## [Short task]
Return every line below as is, leaving out the pictures.

## [Data shown]

>> start

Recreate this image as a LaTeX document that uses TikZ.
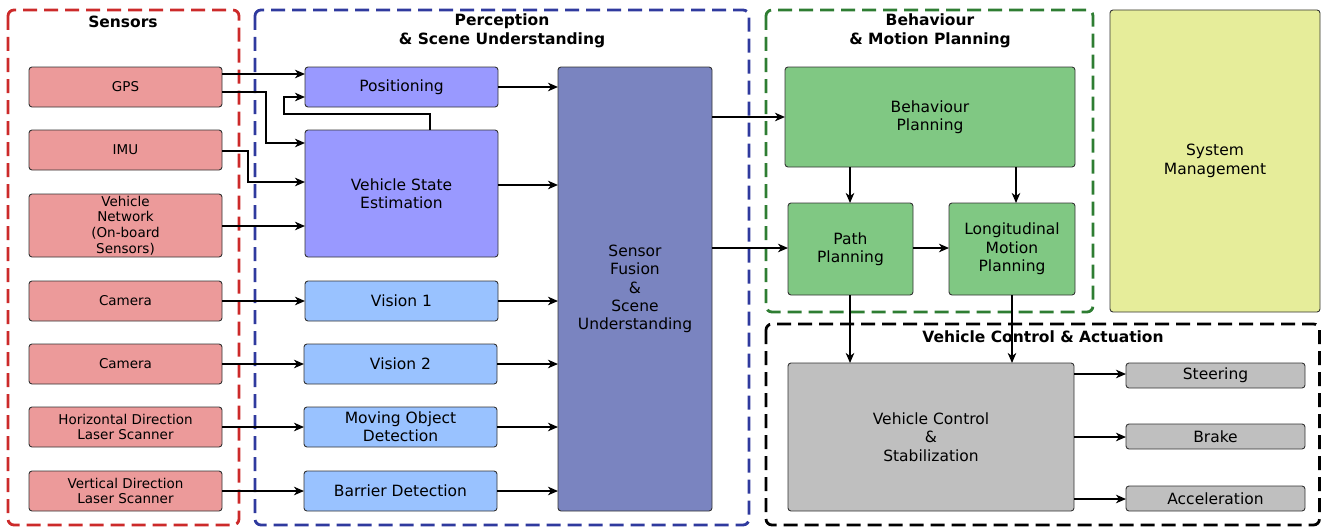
\documentclass[tikz,border=0pt]{standalone}
\usepackage{fontspec}
\setmainfont{DejaVu Sans}
\usetikzlibrary{arrows.meta}
\definecolor{sensfill}{HTML}{EC9A9A}
\definecolor{posfill}{HTML}{9999FF}
\definecolor{visfill}{HTML}{99C2FF}
\definecolor{fusfill}{HTML}{7A84C0}
\definecolor{grnfill}{HTML}{80C883}
\definecolor{smfill}{HTML}{E6ED9A}
\definecolor{gryfill}{HTML}{BFBFBF}
\definecolor{redgrp}{HTML}{CC2A2A}
\definecolor{bluegrp}{HTML}{2F3A9E}
\definecolor{greengrp}{HTML}{2E7D32}
\begin{document}
\begin{tikzpicture}[x=1pt,y=-1pt,
  blk/.style={draw=black!80, line width=0.9pt, rounded corners=3pt, inner sep=0pt, outer sep=0pt,
    anchor=north west, align=center, minimum width=193pt, minimum height=40pt,
    font=\fontsize{15.5}{18.3}\selectfont},
  sens/.style={blk, fill=sensfill, font=\fontsize{13.5}{15.8}\selectfont},
  posb/.style={blk, fill=posfill},
  visb/.style={blk, fill=visfill},
  fusb/.style={blk, fill=fusfill},
  grnb/.style={blk, fill=grnfill},
  smb/.style={blk, fill=smfill},
  gryb/.style={blk, fill=gryfill},
  grp/.style={line width=2.8pt, dash pattern=on 14pt off 7pt, rounded corners=6pt},
  arr/.style={line width=2pt, -{Stealth[length=10pt,width=8.5pt,inset=3pt]}},
  ttl/.style={font=\fontsize{15.5}{19}\selectfont\bfseries, align=center, inner sep=0pt}
]
\useasboundingbox (0,0) rectangle (1321,527);

% groups
\draw[grp, draw=redgrp] (8,10) rectangle (239,525);
\draw[grp, draw=bluegrp] (255,10) rectangle (749,525);
\draw[grp, draw=greengrp] (766,10) rectangle (1093,312);
\draw[grp, draw=black] (766,324) rectangle (1319.5,525);

\node[ttl] (tsens) at (123,21.5) {Sensors};
\node[ttl] (tperc) at (502,31) {Perception\\\& Scene Understanding};
\node[ttl] (tbeh) at (930,31) {Behaviour\\\& Motion Planning};
\node[ttl] (tctrl) at (1043,336.5) {Vehicle Control \& Actuation};

% sensors
\node[sens] (gps) at (29,67) {GPS};
\node[sens] (imu) at (29,130) {IMU};
\node[sens, minimum height=63pt] (vnet) at (29,194) {Vehicle\\Network\\(On-board\\ Sensors)};
\node[sens] (cam1) at (29,281) {Camera};
\node[sens] (cam2) at (29,344) {Camera};
\node[sens] (hlas) at (29,407) {Horizontal Direction\\Laser Scanner};
\node[sens] (vlas) at (29,471) {Vertical Direction\\Laser Scanner};

% perception
\node[posb] (pos) at (305,67) {Positioning};
\node[posb, minimum height=127pt] (vse) at (305,130) {Vehicle State\\Estimation};
\node[visb] (vis1) at (305,281) {Vision 1};
\node[visb] (vis2) at (304,344) {Vision 2};
\node[visb] (mod) at (304,407) {Moving Object\\Detection};
\node[visb] (bar) at (304,471) {Barrier Detection};
\node[fusb, minimum width=154pt, minimum height=444pt] (fus) at (558,67) {Sensor\\Fusion\\\&\\Scene\\Understanding};

% planning
\node[grnb, minimum width=290pt, minimum height=100pt] (bp) at (785,67) {Behaviour\\Planning};
\node[grnb, minimum width=125pt, minimum height=92pt] (pp) at (788,203) {Path\\Planning};
\node[grnb, minimum width=126pt, minimum height=92pt] (lmp) at (949,203) {Longitudinal\\Motion\\Planning};
\node[smb, minimum width=210pt, minimum height=302pt] (sm) at (1110,10) {System\\Management};

% control
\node[gryb, minimum width=286pt, minimum height=148pt] (vcs) at (788,363) {Vehicle Control\\\&\\Stabilization};
\node[gryb, minimum width=179pt, minimum height=25pt] (steer) at (1126,363) {Steering};
\node[gryb, minimum width=179pt, minimum height=25pt] (brake) at (1126,424) {Brake};
\node[gryb, minimum width=179pt, minimum height=25pt] (accel) at (1126,486) {Acceleration};

% connectors
\draw[arr] ([yshift=-7pt]gps.north east) -- ([yshift=-7pt]pos.north west);
\draw[arr] ([yshift=-25pt]gps.north east) -- ++(44,0) |- ([yshift=-13pt]vse.north west);
\draw[arr] ([yshift=-21pt]imu.north east) -- ++(26,0) |- ([yshift=-52pt]vse.north west);
\draw[arr] ([yshift=-32pt]vnet.north east) -- ([yshift=-96pt]vse.north west);
\draw[arr] ([xshift=125pt]vse.north west) -- ++(0,-16) -- ++(-146,0) |- ([yshift=-30pt]pos.north west);
\draw[arr] ([yshift=-20pt]cam1.north east) -- ([yshift=-20pt]vis1.north west);
\draw[arr] ([yshift=-20pt]cam2.north east) -- ([yshift=-20pt]vis2.north west);
\draw[arr] ([yshift=-20pt]hlas.north east) -- ([yshift=-20pt]mod.north west);
\draw[arr] ([yshift=-20pt]vlas.north east) -- ([yshift=-20pt]bar.north west);

\draw[arr] ([yshift=-20pt]pos.north east) -- ([yshift=-20pt]pos.north east -| fus.west);
\draw[arr] ([yshift=-55pt]vse.north east) -- ([yshift=-55pt]vse.north east -| fus.west);
\draw[arr] ([yshift=-20pt]vis1.north east) -- ([yshift=-20pt]vis1.north east -| fus.west);
\draw[arr] ([yshift=-20pt]vis2.north east) -- ([yshift=-20pt]vis2.north east -| fus.west);
\draw[arr] ([yshift=-20pt]mod.north east) -- ([yshift=-20pt]mod.north east -| fus.west);
\draw[arr] ([yshift=-20pt]bar.north east) -- ([yshift=-20pt]bar.north east -| fus.west);

\draw[arr] (bp.west -| fus.east) -- (bp.west);
\draw[arr] ([yshift=-45pt]pp.north west -| fus.east) -- ([yshift=-45pt]pp.north west);
\draw[arr] ([xshift=62pt]pp.north west |- bp.south) -- ([xshift=62pt]pp.north west);
\draw[arr] ([xshift=67pt]lmp.north west |- bp.south) -- ([xshift=67pt]lmp.north west);
\draw[arr] ([yshift=-45pt]pp.north east) -- ([yshift=-45pt]lmp.north west);
\draw[arr] ([xshift=62pt]pp.south west) -- ([xshift=62pt]pp.south west |- vcs.north);
\draw[arr] ([xshift=63pt]lmp.south west) -- ([xshift=63pt]lmp.south west |- vcs.north);

\draw[arr] ([yshift=-11pt]steer.north west -| vcs.east) -- ([yshift=-11pt]steer.north west);
\draw[arr] ([yshift=-13pt]brake.north west -| vcs.east) -- ([yshift=-13pt]brake.north west);
\draw[arr] ([yshift=-13pt]accel.north west -| vcs.east) -- ([yshift=-13pt]accel.north west);
\end{tikzpicture}
\end{document}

>> end

## [Result for this exercise]
Recreate this image as a LaTeX document that uses TikZ.
\documentclass[tikz,border=0pt]{standalone}
\usepackage{fontspec}
\setmainfont{DejaVu Sans}
\usetikzlibrary{arrows.meta}
\definecolor{sensfill}{HTML}{EC9A9A}
\definecolor{posfill}{HTML}{9999FF}
\definecolor{visfill}{HTML}{99C2FF}
\definecolor{fusfill}{HTML}{7A84C0}
\definecolor{grnfill}{HTML}{80C883}
\definecolor{smfill}{HTML}{E6ED9A}
\definecolor{gryfill}{HTML}{BFBFBF}
\definecolor{redgrp}{HTML}{CC2A2A}
\definecolor{bluegrp}{HTML}{2F3A9E}
\definecolor{greengrp}{HTML}{2E7D32}
\begin{document}
\begin{tikzpicture}[x=1pt,y=-1pt,
  blk/.style={draw=black!80, line width=0.9pt, rounded corners=3pt, inner sep=0pt, outer sep=0pt,
    anchor=north west, align=center, minimum width=193pt, minimum height=40pt,
    font=\fontsize{15.5}{18.3}\selectfont},
  sens/.style={blk, fill=sensfill, font=\fontsize{13.5}{15.8}\selectfont},
  posb/.style={blk, fill=posfill},
  visb/.style={blk, fill=visfill},
  fusb/.style={blk, fill=fusfill},
  grnb/.style={blk, fill=grnfill},
  smb/.style={blk, fill=smfill},
  gryb/.style={blk, fill=gryfill},
  grp/.style={line width=2.8pt, dash pattern=on 14pt off 7pt, rounded corners=6pt},
  arr/.style={line width=2pt, -{Stealth[length=10pt,width=8.5pt,inset=3pt]}},
  ttl/.style={font=\fontsize{15.5}{19}\selectfont\bfseries, align=center, inner sep=0pt}
]
\useasboundingbox (0,0) rectangle (1321,527);

% groups
\draw[grp, draw=redgrp] (8,10) rectangle (239,525);
\draw[grp, draw=bluegrp] (255,10) rectangle (749,525);
\draw[grp, draw=greengrp] (766,10) rectangle (1093,312);
\draw[grp, draw=black] (766,324) rectangle (1319.5,525);

\node[ttl] (tsens) at (123,21.5) {Sensors};
\node[ttl] (tperc) at (502,31) {Perception\\\& Scene Understanding};
\node[ttl] (tbeh) at (930,31) {Behaviour\\\& Motion Planning};
\node[ttl] (tctrl) at (1043,336.5) {Vehicle Control \& Actuation};

% sensors
\node[sens] (gps) at (29,67) {GPS};
\node[sens] (imu) at (29,130) {IMU};
\node[sens, minimum height=63pt] (vnet) at (29,194) {Vehicle\\Network\\(On-board\\ Sensors)};
\node[sens] (cam1) at (29,281) {Camera};
\node[sens] (cam2) at (29,344) {Camera};
\node[sens] (hlas) at (29,407) {Horizontal Direction\\Laser Scanner};
\node[sens] (vlas) at (29,471) {Vertical Direction\\Laser Scanner};

% perception
\node[posb] (pos) at (305,67) {Positioning};
\node[posb, minimum height=127pt] (vse) at (305,130) {Vehicle State\\Estimation};
\node[visb] (vis1) at (305,281) {Vision 1};
\node[visb] (vis2) at (304,344) {Vision 2};
\node[visb] (mod) at (304,407) {Moving Object\\Detection};
\node[visb] (bar) at (304,471) {Barrier Detection};
\node[fusb, minimum width=154pt, minimum height=444pt] (fus) at (558,67) {Sensor\\Fusion\\\&\\Scene\\Understanding};

% planning
\node[grnb, minimum width=290pt, minimum height=100pt] (bp) at (785,67) {Behaviour\\Planning};
\node[grnb, minimum width=125pt, minimum height=92pt] (pp) at (788,203) {Path\\Planning};
\node[grnb, minimum width=126pt, minimum height=92pt] (lmp) at (949,203) {Longitudinal\\Motion\\Planning};
\node[smb, minimum width=210pt, minimum height=302pt] (sm) at (1110,10) {System\\Management};

% control
\node[gryb, minimum width=286pt, minimum height=148pt] (vcs) at (788,363) {Vehicle Control\\\&\\Stabilization};
\node[gryb, minimum width=179pt, minimum height=25pt] (steer) at (1126,363) {Steering};
\node[gryb, minimum width=179pt, minimum height=25pt] (brake) at (1126,424) {Brake};
\node[gryb, minimum width=179pt, minimum height=25pt] (accel) at (1126,486) {Acceleration};

% connectors
\draw[arr] ([yshift=-7pt]gps.north east) -- ([yshift=-7pt]pos.north west);
\draw[arr] ([yshift=-25pt]gps.north east) -- ++(44,0) |- ([yshift=-13pt]vse.north west);
\draw[arr] ([yshift=-21pt]imu.north east) -- ++(26,0) |- ([yshift=-52pt]vse.north west);
\draw[arr] ([yshift=-32pt]vnet.north east) -- ([yshift=-96pt]vse.north west);
\draw[arr] ([xshift=125pt]vse.north west) -- ++(0,-16) -- ++(-146,0) |- ([yshift=-30pt]pos.north west);
\draw[arr] ([yshift=-20pt]cam1.north east) -- ([yshift=-20pt]vis1.north west);
\draw[arr] ([yshift=-20pt]cam2.north east) -- ([yshift=-20pt]vis2.north west);
\draw[arr] ([yshift=-20pt]hlas.north east) -- ([yshift=-20pt]mod.north west);
\draw[arr] ([yshift=-20pt]vlas.north east) -- ([yshift=-20pt]bar.north west);

\draw[arr] ([yshift=-20pt]pos.north east) -- ([yshift=-20pt]pos.north east -| fus.west);
\draw[arr] ([yshift=-55pt]vse.north east) -- ([yshift=-55pt]vse.north east -| fus.west);
\draw[arr] ([yshift=-20pt]vis1.north east) -- ([yshift=-20pt]vis1.north east -| fus.west);
\draw[arr] ([yshift=-20pt]vis2.north east) -- ([yshift=-20pt]vis2.north east -| fus.west);
\draw[arr] ([yshift=-20pt]mod.north east) -- ([yshift=-20pt]mod.north east -| fus.west);
\draw[arr] ([yshift=-20pt]bar.north east) -- ([yshift=-20pt]bar.north east -| fus.west);

\draw[arr] (bp.west -| fus.east) -- (bp.west);
\draw[arr] ([yshift=-45pt]pp.north west -| fus.east) -- ([yshift=-45pt]pp.north west);
\draw[arr] ([xshift=62pt]pp.north west |- bp.south) -- ([xshift=62pt]pp.north west);
\draw[arr] ([xshift=67pt]lmp.north west |- bp.south) -- ([xshift=67pt]lmp.north west);
\draw[arr] ([yshift=-45pt]pp.north east) -- ([yshift=-45pt]lmp.north west);
\draw[arr] ([xshift=62pt]pp.south west) -- ([xshift=62pt]pp.south west |- vcs.north);
\draw[arr] ([xshift=63pt]lmp.south west) -- ([xshift=63pt]lmp.south west |- vcs.north);

\draw[arr] ([yshift=-11pt]steer.north west -| vcs.east) -- ([yshift=-11pt]steer.north west);
\draw[arr] ([yshift=-13pt]brake.north west -| vcs.east) -- ([yshift=-13pt]brake.north west);
\draw[arr] ([yshift=-13pt]accel.north west -| vcs.east) -- ([yshift=-13pt]accel.north west);
\end{tikzpicture}
\end{document}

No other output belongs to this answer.